I have so many memories of singing this opera with great casts and wonderful colleagues. Nearly all of the memories are very good ones. The rehearsal process of this opera always brings a lot of nice times on and off the stage for the cast. And, there always seems to be funny stories that come out of it all as well. I can still remember an important performance of this opera at The Met in 2006. It was the Saturday afternoon radio broadcast that was being sent around the world. My good friend, Ben Heppner, was singing Florestan. In Act 2, he, as a prisoner, has just been given some water and bread in the dungeon to sustain him (just before he’s supposed to be killed). I, as Pizarro, enter to do the killing. The dramatic quartet begins with me threatening Florestan and waving the knife. After my first lines, Florestan is then to dramatically call me a murderer and defy my presence. However, Ben knew how dangerous it is to eat on stage (it seems, if we try to do that, we always get something caught in our throats when trying to swallow). So, Ben had lodged that little piece of bread into his cheek and awaited my arrival. He spouted his lines wonderfully--but, he spouted the bread even more fabulously. I didn’t see it coming and got nailed with the soggy goo--all over the front of my costume. I didn’t even realize it at first--but wondered why there was this disgusting wad of glutinous paste all over my jacket. I couldn’t get it off before the final scene. It was actually some time later when Ben and I figured it out--he knew he had spit--he just didn’t know he had baptized me so thoroughly. Stinking tenors!!!! Thankfully, it was only a radio broadcast and not a televised performance. I don’t think the world was ready for globs of partially digested mana all over the attire of Pizarro--bad guy or not.

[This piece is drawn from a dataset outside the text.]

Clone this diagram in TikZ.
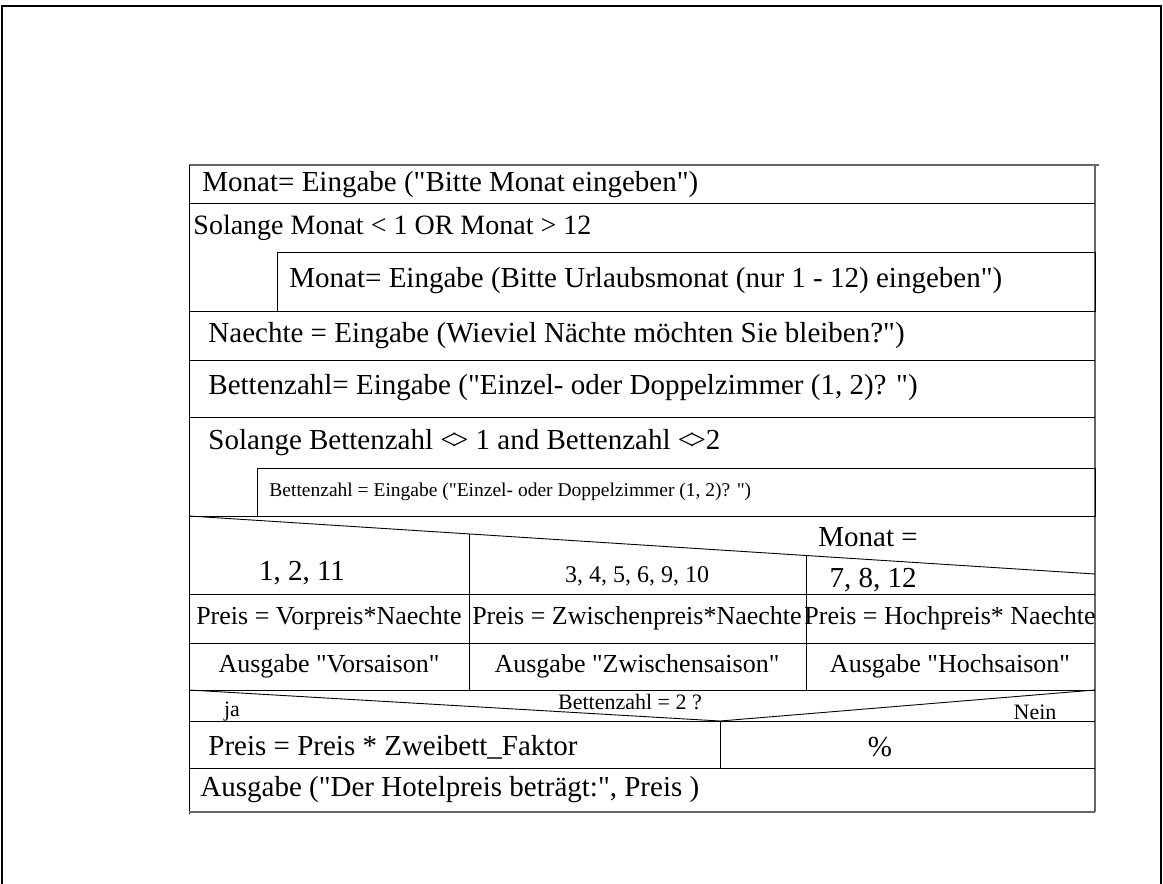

Over the years, I’ve returned to “Fidelio” so many times. I graduated from the 2nd Prisoner (Washington) to Don Fernando, which I sang at The Met, San Francisco, Chicago, Charleston, and Washington (in a new production nearly 7 years after my 1988 encounter), to being a “full-time” Pizarro at The Met, Amsterdam, Paris, Seville, Salzburg, Tokyo, and with the Berlin Philharmonic. I recorded the role with the Berlin Phil with Simon Rattle conducting. I guess the next thing for me to do is learn the role of Rocco so that I will have sung every bass clef part in the opera.

And now, I find myself in Madrid, Spain for more Pizarros. Tomorrow, June 7, will mark my
100th performance of the opera. I never get tired of this magnificent piece. I never get tired of learning new things in each and every performance. I enjoy the camaraderie of my colleagues on stage, working with the chorus and orchestra, and having fun with them all off stage. I enjoy the funny stories that come out of the rehearsals and performances. Yes, I’ve cherished all of the preceding 99 performances and look forward to number 100 tomorrow (as well as 101-103 in this run and then 104-106 with the San Francisco Symphony Orchestra later this month). This opera has been very good to me...and, I’m very glad that those days of repeating roles finally came.